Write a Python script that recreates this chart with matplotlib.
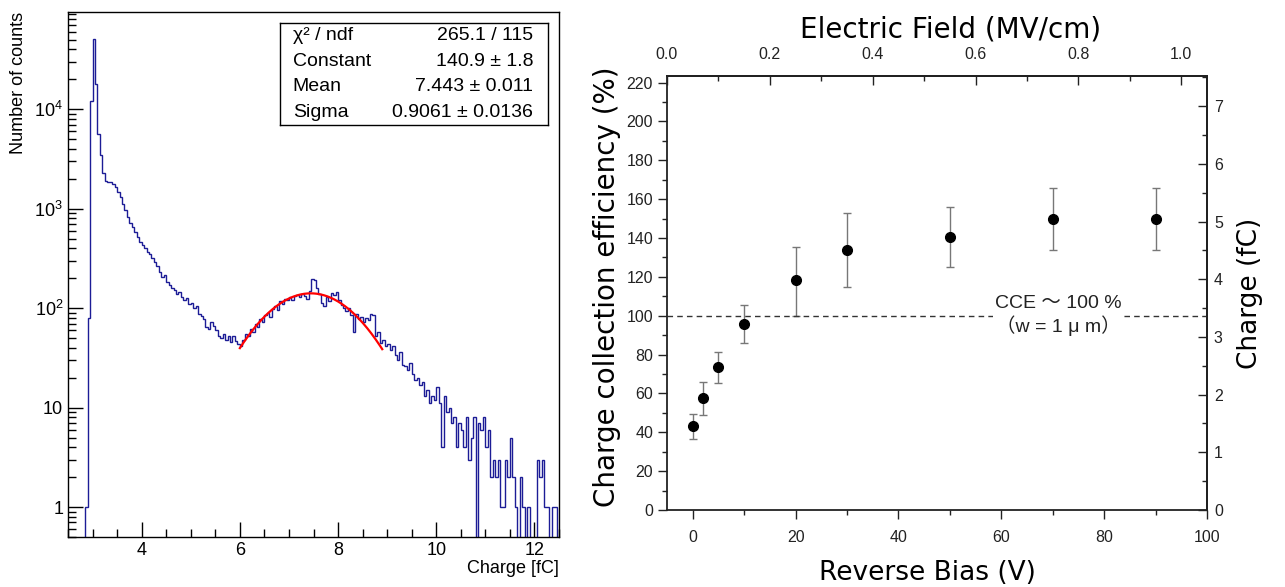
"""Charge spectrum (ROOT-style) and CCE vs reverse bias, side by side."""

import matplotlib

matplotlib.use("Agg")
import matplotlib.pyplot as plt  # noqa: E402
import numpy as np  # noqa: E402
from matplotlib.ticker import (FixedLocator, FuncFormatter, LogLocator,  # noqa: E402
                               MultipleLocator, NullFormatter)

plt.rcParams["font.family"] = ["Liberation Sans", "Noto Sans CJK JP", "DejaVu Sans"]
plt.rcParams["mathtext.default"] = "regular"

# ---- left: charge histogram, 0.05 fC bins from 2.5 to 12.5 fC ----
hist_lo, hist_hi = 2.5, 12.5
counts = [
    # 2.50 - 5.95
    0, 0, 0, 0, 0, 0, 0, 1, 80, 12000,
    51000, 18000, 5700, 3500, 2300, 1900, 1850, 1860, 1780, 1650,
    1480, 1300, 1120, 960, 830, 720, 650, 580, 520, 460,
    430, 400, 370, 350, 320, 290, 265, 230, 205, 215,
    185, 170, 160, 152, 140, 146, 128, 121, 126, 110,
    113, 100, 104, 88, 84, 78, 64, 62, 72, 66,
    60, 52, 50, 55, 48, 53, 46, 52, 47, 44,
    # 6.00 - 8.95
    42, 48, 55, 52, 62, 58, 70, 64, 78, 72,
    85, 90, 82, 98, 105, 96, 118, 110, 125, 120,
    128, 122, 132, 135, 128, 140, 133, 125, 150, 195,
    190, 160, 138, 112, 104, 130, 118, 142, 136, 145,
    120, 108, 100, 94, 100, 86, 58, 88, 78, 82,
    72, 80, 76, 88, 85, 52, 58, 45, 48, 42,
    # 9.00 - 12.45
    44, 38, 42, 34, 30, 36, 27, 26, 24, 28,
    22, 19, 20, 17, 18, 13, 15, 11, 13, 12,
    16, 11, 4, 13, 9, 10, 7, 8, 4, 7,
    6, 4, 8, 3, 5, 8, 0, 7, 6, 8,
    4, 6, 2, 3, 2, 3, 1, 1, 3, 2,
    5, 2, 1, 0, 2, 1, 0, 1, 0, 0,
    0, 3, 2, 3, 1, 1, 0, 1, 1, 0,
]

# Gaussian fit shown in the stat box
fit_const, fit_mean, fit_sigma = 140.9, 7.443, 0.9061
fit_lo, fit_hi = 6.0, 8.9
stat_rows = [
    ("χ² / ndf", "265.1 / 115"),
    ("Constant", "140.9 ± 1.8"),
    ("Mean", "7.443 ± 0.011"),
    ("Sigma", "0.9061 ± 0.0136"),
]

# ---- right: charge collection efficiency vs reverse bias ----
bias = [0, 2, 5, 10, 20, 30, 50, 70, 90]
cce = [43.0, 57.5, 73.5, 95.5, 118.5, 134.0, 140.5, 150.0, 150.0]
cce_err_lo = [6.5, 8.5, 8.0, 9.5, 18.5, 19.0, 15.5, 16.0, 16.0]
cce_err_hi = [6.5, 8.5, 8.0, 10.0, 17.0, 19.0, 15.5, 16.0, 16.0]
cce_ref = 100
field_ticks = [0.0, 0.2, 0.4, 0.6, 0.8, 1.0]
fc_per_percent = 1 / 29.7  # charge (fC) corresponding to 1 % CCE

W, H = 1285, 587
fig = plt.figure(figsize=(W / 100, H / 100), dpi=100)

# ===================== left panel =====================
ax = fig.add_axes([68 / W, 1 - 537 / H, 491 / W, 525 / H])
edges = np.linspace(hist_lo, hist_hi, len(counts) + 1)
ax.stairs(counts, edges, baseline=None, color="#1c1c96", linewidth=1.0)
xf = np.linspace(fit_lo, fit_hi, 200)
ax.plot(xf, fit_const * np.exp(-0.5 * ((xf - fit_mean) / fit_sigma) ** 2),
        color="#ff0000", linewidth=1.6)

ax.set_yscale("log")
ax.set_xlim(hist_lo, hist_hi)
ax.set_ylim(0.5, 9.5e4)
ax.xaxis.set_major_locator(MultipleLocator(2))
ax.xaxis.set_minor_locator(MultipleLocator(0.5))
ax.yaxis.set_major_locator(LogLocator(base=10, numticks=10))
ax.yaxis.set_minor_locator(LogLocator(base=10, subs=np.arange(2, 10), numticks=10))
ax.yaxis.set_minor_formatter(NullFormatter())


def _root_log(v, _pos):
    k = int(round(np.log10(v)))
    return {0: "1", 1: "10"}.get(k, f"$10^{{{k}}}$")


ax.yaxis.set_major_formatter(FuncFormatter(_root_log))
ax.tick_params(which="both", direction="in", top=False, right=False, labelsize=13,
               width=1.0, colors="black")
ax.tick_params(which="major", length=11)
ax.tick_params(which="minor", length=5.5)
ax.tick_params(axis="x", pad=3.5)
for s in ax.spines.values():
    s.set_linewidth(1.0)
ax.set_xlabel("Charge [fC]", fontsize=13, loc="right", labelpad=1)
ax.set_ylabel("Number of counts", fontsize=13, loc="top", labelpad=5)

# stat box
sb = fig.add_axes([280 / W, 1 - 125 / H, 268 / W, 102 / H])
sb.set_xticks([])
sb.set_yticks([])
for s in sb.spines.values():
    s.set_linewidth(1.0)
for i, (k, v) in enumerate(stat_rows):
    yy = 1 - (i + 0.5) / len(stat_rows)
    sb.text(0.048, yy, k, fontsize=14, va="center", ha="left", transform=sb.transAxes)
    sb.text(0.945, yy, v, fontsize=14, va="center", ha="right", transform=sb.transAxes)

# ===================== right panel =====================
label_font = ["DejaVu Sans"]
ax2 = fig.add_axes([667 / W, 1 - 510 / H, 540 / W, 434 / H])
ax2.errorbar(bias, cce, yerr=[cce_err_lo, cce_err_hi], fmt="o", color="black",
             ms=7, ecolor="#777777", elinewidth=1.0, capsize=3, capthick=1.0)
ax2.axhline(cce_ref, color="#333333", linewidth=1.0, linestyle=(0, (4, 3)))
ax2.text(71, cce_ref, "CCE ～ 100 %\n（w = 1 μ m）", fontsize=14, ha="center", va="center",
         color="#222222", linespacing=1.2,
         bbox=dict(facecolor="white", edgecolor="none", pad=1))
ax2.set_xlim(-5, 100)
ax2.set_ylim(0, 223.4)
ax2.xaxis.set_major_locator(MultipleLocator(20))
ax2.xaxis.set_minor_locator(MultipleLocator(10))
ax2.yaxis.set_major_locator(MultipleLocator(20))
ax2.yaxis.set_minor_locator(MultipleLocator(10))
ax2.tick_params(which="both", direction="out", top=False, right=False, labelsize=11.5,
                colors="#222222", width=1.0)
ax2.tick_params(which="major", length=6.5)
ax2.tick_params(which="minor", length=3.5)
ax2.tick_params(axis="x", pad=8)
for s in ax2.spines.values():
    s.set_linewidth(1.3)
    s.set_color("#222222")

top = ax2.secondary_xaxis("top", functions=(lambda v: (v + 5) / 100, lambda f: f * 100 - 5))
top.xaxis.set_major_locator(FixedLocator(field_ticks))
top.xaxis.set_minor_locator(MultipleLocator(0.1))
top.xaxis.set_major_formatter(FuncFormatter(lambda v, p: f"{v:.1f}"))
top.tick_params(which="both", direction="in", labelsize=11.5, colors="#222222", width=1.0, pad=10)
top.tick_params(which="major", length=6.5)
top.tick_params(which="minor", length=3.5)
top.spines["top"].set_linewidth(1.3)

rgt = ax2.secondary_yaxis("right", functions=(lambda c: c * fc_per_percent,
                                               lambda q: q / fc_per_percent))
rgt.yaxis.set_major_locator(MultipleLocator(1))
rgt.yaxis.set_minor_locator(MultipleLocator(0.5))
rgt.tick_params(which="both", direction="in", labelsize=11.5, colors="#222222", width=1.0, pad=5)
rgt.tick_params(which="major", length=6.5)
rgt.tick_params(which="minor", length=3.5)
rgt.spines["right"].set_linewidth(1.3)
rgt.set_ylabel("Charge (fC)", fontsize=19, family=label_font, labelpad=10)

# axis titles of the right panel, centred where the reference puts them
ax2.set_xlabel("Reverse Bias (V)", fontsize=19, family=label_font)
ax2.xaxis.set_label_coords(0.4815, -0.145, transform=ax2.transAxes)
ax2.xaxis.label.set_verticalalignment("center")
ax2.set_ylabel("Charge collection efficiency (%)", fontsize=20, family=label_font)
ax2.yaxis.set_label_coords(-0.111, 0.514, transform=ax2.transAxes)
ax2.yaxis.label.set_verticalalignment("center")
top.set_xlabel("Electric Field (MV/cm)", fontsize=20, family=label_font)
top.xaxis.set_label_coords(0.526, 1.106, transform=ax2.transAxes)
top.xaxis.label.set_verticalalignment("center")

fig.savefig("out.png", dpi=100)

● ● ● ● ●

# WRITTEN PROBLEM:
Give again, word for word, every line from the top of the data above to the line holding "MultipleLocator, NullFormatter)", inclusive, with the pictures left out.

# RESPONSE TO THE TASK:
Write a Python script that recreates this chart with matplotlib.
"""Charge spectrum (ROOT-style) and CCE vs reverse bias, side by side."""

import matplotlib

matplotlib.use("Agg")
import matplotlib.pyplot as plt  # noqa: E402
import numpy as np  # noqa: E402
from matplotlib.ticker import (FixedLocator, FuncFormatter, LogLocator,  # noqa: E402
                               MultipleLocator, NullFormatter)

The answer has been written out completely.